Retail tenants typically have "Triple Net" (NNN) leases. NNN means the tenant reimburses the landlord their share of all operating expenses. Their share is calculated by their square footage divided by the total property's square footage, also known as the tenant's "Pro Rata Share." Notice in our example we have 2 tenants each occupying 25,000 square feet. Our total property square footage is 50,000 square feet. Each tenant's pro rata share is then 50%. Each tenant then pays 50% of all the operating expenses.

As you can see, the reimbursement income calculation for triple net leases is actually fairly simple and doesn't require much more explanation.

Gross / Full Service Gross / Base Year Lease

Gross leases are most common type of lease for office tenants. A gross lease means the operating expenses are built into the base rent amount. For example, if a tenant's base rent is $2.50 per square foot per month, and the property costs $1.00 per square foot per month to run, then the tenant's base rent is composed of $1.00 per square foot for the operating expenses and an additional $1.50 for rent.

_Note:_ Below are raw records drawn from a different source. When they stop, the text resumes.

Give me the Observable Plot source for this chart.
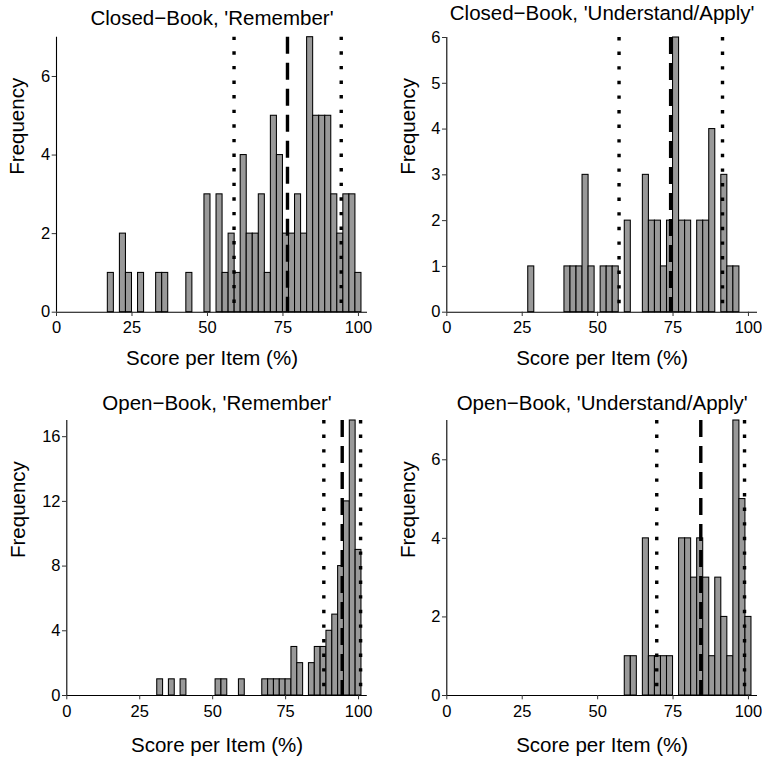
<!DOCTYPE html>
<html>
<head>
<meta charset="utf-8">
<script src="https://cdn.jsdelivr.net/npm/d3@7"></script>
<script src="https://cdn.jsdelivr.net/npm/@observablehq/plot@0.6"></script>
<style>
  html, body { margin: 0; padding: 0; background: white; }
  #wrap { position: relative; width: 762px; height: 759px; background: white; overflow: hidden; }
  #wrap > div { position: absolute; }
</style>
</head>
<body>
<div id="wrap">
  <div id="p1" style="left:0;top:0"></div>
  <div id="p2" style="left:381px;top:0"></div>
  <div id="p3" style="left:0;top:380px"></div>
  <div id="p4" style="left:381px;top:380px"></div>
</div>
<script>
// ---- data (bin centres, bin width 2; counts per bin) ----
const titles = ["Closed\u2212Book, 'Remember'", "Closed\u2212Book, 'Understand/Apply'",
                "Open\u2212Book, 'Remember'", "Open\u2212Book, 'Understand/Apply'"];
const xLabel = "Score per Item (%)";
const yLabel = "Frequency";
const xTicks = [0, 25, 50, 75, 100];

const cbRememberBins   = [18,22,24,28,34,36,44,50,54,56,58,60,62,64,66,68,70,72,74,76,78,80,82,84,86,88,90,92,94,96,98,100];
const cbRememberCounts = [1,2,1,1,1,1,1,3,3,1,2,1,4,2,2,3,1,5,4,2,2,3,2,7,5,5,5,3,2,3,3,1];

const cbUnderstandBins   = [28,40,42,44,46,48,52,54,56,60,66,68,70,72,74,76,78,80,84,86,88,92,94,96];
const cbUnderstandCounts = [1,1,1,1,3,1,1,1,1,2,3,2,2,1,2,6,2,2,2,2,4,3,1,1];

const obRememberBins   = [32,36,40,52,54,60,68,70,72,74,76,78,80,84,86,88,90,92,94,96,98,100];
const obRememberCounts = [1,1,1,1,1,1,1,1,1,1,1,3,2,2,3,3,4,5,8,12,17,9];

const obUnderstandBins   = [60,62,66,68,70,72,74,78,80,82,84,86,88,90,92,94,96,98,100];
const obUnderstandCounts = [1,1,4,1,1,1,1,4,4,3,4,3,1,3,2,1,7,5,2];

// mean (dashed) and mean -/+ SD (dotted)
const meanLines = [76.5, 74.2, 94.4, 84.2];
const sdLow     = [58.8, 57.1, 88.1, 69.6];
const sdHigh    = [94.3, 91.4, 100.7, 98.7];

const yMax   = [7, 6, 17, 7];
const yTicks = [[0,2,4,6], [0,1,2,3,4,5,6], [0,4,8,12,16], [0,2,4,6]];
const binWidth = 2;

// ---- layout ----
const layouts = [
  {id:"p1", height:380, ml:56,   mr:14,  mt:36.7, mb:68.3, titleDy:-12.7, xlabDy:52.6, ylabDx:-32.5},
  {id:"p2", height:380, ml:65.3, mr:5,   mt:37,   mb:68.3, titleDy:-18,   xlabDy:52.6, ylabDx:-32.0},
  {id:"p3", height:379, ml:66.3, mr:14.2,mt:40,   mb:64,   titleDy:-10.7, xlabDy:56.7, ylabDx:-42.3},
  {id:"p4", height:379, ml:65.3, mr:5,   mt:40,   mb:64,   titleDy:-10.7, xlabDy:56.7, ylabDx:-32.0}
];
const binsList = [cbRememberBins, cbUnderstandBins, obRememberBins, obUnderstandBins];
const countsList = [cbRememberCounts, cbUnderstandCounts, obRememberCounts, obUnderstandCounts];

const font = "'Liberation Sans', Arial, Helvetica, sans-serif";
const intFmt = d3.format("d");

layouts.forEach((L, i) => {
  const data = binsList[i].map((c, j) => ({c, n: countsList[i][j]}));
  const chart = Plot.plot({
    width: 381, height: L.height,
    marginLeft: L.ml, marginRight: L.mr, marginTop: L.mt, marginBottom: L.mb,
    style: {fontFamily: font, background: "white", color: "black", overflow: "visible"},
    x: {domain: [0, 103]},
    y: {domain: [0, yMax[i]]},
    marks: [
      Plot.rectY(data, {x1: d => d.c - binWidth/2, x2: d => d.c + binWidth/2, y: "n",
                        fill: "#999999", stroke: "black", strokeWidth: 1.05}),
      Plot.ruleX([sdLow[i], sdHigh[i]], {stroke: "black", strokeWidth: 3.4, strokeDasharray: "3.4,11.2"}),
      Plot.ruleX([meanLines[i]], {stroke: "black", strokeWidth: 3.4, strokeDasharray: "17,9"}),
      Plot.ruleY([0], {stroke: "black", strokeWidth: 1.1}),
      Plot.ruleX([0], {stroke: "black", strokeWidth: 1.1}),
      Plot.axisX({ticks: xTicks, tickFormat: intFmt, tickSize: 4.3, tickPadding: 5, fontSize: 16.5, label: null, stroke: "#333"}),
      Plot.axisY({ticks: yTicks[i], tickFormat: intFmt, tickSize: 4.3, tickPadding: 2, fontSize: 16.5, label: null, stroke: "#333"}),
      Plot.text([titles[i]], {text: d => d, frameAnchor: "top", lineAnchor: "bottom", dy: L.titleDy, fontSize: 20.5}),
      Plot.text([xLabel], {text: d => d, frameAnchor: "bottom", lineAnchor: "bottom", dy: L.xlabDy, fontSize: 20.5}),
      Plot.text([yLabel], {text: d => d, frameAnchor: "left", lineAnchor: "bottom", rotate: -90, dx: L.ylabDx, fontSize: 20.5})
    ]
  });
  document.getElementById(L.id).appendChild(chart);
});
</script>
</body>
</html>
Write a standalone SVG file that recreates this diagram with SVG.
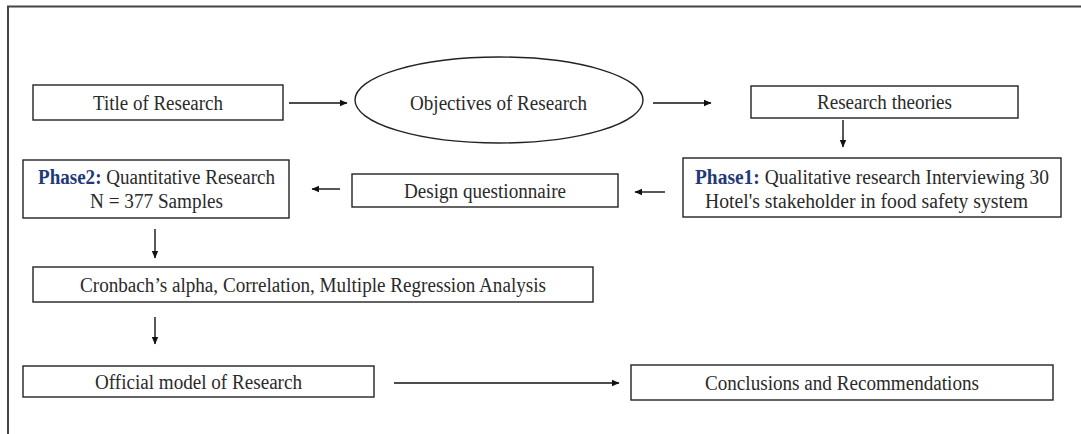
<svg xmlns="http://www.w3.org/2000/svg" width="1081" height="434" viewBox="0 0 1081 434">
<style>
.box{fill:#fff;stroke:#222;stroke-width:1.4}
.t{font-family:"Liberation Serif","Times New Roman",serif;font-size:20px;fill:#2a2a2a}
.ph{font-weight:bold;fill:#1f3a78}
.c{stroke:#111;stroke-width:1.4;fill:none}
</style>
<defs>
<marker id="ah" markerWidth="8" markerHeight="8" refX="7" refY="4" orient="auto" markerUnits="userSpaceOnUse">
<path d="M0,0.8 L7.5,4 L0,7.2 Z" fill="#111"/>
</marker>
</defs>
<rect width="1081" height="434" fill="#fff"/>
<g id="frame">
<path d="M8,434 L8,6.5 L1081,6.5" fill="none" stroke="#444" stroke-width="2"/>
</g>
<g id="connectors">
<line class="c" x1="289" y1="103" x2="347" y2="103" marker-end="url(#ah)"/>
<line class="c" x1="653" y1="103" x2="711" y2="103" marker-end="url(#ah)"/>
<line class="c" x1="843" y1="120" x2="843" y2="147" marker-end="url(#ah)"/>
<line class="c" x1="665" y1="192" x2="635" y2="192" marker-end="url(#ah)"/>
<line class="c" x1="340" y1="189" x2="312" y2="189" marker-end="url(#ah)"/>
<line class="c" x1="155" y1="229" x2="155" y2="258" marker-end="url(#ah)"/>
<line class="c" x1="155" y1="317" x2="155" y2="344" marker-end="url(#ah)"/>
<line class="c" x1="394" y1="383" x2="619" y2="383" marker-end="url(#ah)"/>
</g>
<g id="title">
<rect class="box" x="33" y="85" width="250" height="35"/>
<text class="t" x="93" y="110" textLength="130" lengthAdjust="spacingAndGlyphs">Title of Research</text>
</g>
<g id="objectives">
<ellipse class="box" cx="499" cy="100" rx="144" ry="43"/>
<text class="t" x="410" y="110" textLength="177" lengthAdjust="spacingAndGlyphs">Objectives of Research</text>
</g>
<g id="theories">
<rect class="box" x="751" y="86" width="267" height="32"/>
<text class="t" x="817" y="109" textLength="135" lengthAdjust="spacingAndGlyphs">Research theories</text>
</g>
<g id="phase1">
<rect class="box" x="683" y="158" width="378" height="59"/>
<text class="t" x="695" y="184" textLength="354" lengthAdjust="spacingAndGlyphs"><tspan class="ph">Phase1:</tspan> Qualitative research Interviewing 30</text>
<text class="t" x="705" y="208" textLength="323" lengthAdjust="spacingAndGlyphs">Hotel's stakeholder in food safety system</text>
</g>
<g id="design">
<rect class="box" x="352" y="174" width="266" height="33"/>
<text class="t" x="404" y="198" textLength="162" lengthAdjust="spacingAndGlyphs">Design questionnaire</text>
</g>
<g id="phase2">
<rect class="box" x="23" y="160" width="266" height="58"/>
<text class="t" x="38" y="184" textLength="237" lengthAdjust="spacingAndGlyphs"><tspan class="ph">Phase2:</tspan> Quantitative Research</text>
<text class="t" x="90" y="208" textLength="133" lengthAdjust="spacingAndGlyphs">N = 377 Samples</text>
</g>
<g id="analysis">
<rect class="box" x="33" y="267" width="560" height="35"/>
<text class="t" x="80" y="292" textLength="466" lengthAdjust="spacingAndGlyphs">Cronbach’s alpha, Correlation, Multiple Regression Analysis</text>
</g>
<g id="official">
<rect class="box" x="23" y="366" width="351" height="31"/>
<text class="t" x="95" y="389" textLength="207" lengthAdjust="spacingAndGlyphs">Official model of Research</text>
</g>
<g id="conclusions">
<rect class="box" x="631" y="365" width="422" height="35"/>
<text class="t" x="705" y="390" textLength="274" lengthAdjust="spacingAndGlyphs">Conclusions and Recommendations</text>
</g>
</svg>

That part is pretty straightforward, Where it starts getting tricky is in future years. As part of gross leases, tenants agree to pay for their share of the increase of operating expenses. For example, if a tenant signs their lease in 2015, then their "Base Year" is 2015. At the end of 2015, the landlord must calculate what the operating expenses were for that year. Let's say 2015 operating expenses are $1,000,000. The tenant's "Base Year Expense" is then $1,000,000.

Let's say in 2016 the landlord budgets operating expenses to increase by 3% to $1,030,000. The tenant will then be responsible to pay for their pro rata share of that $30,000 increase. If their pro rata share is 50%, then they will pay $15,000 in reimbursements throughout 2016. At the end of the year, the landlord calculates what their actual operating expenses were for 2016. If the actual amount is less than $1,030,000, then the tenant has been overpaying for their share of the operating expenses and will be owed money. Vice versa if the actual amount is above $1,030,000.

There are a few wrinkles to be aware of when calculating reimbursement income for gross leases. First, notice that landlords are incentivized to make the operating expenses as low as possible in the tenant's base year. Landlords can play games on what expenses are considered operating expenses and not operating expenses to try and lower that base year expense number. They can then add back in expenses to operating expenses in future years to increase it as much as possible.

Next, the landlord can "Gross Up" expenses. Grossing up expenses means calculating what that expense would be if the building was 95% occupied. For example, utilities will increase or decrease almost 1:1 with the occupancy of the building. An empty suite doesn't use water or electricity. Once it's leased up though, it will start contributing to the electricity and water expense. When calculating a year's expenses for the purpose of billing tenants for their reimbursement income, landlords are often allowed to bill them the expenses as if the building were 95% occupied. Continuing our previous example, let's say in 2017 the building was half empty and operating expenses dropped to $700,000. At first glance it would seem the tenant doesn't owe anything for an increase in operating expenses because $700,000 is less than $1,000,000 (their base year expense). However, if the landlord is able to show that the operating expenses would have been $1,100,000 if the building were 95% occupied, then the tenant still owes their share of the $100,000 increase in operating expenses.

True Full Service Lease

Some leases specify that the tenant doesn't reimburse for any operating expenses. These are often referred to as full service leases, or true gross leases. Tenants don't pay any reimbursements in these agreements.

Pro Forma Reimbursement Income Calculation

In our pro forma we are calculating our reimbursement income by saying if both suites were occupied, what would the reimbursement income be? The answer is since both tenants are on NNN leases, all operating expenses would be reimbursed if both suites were occupied. The calculation then just equals whatever that year's operating expenses are.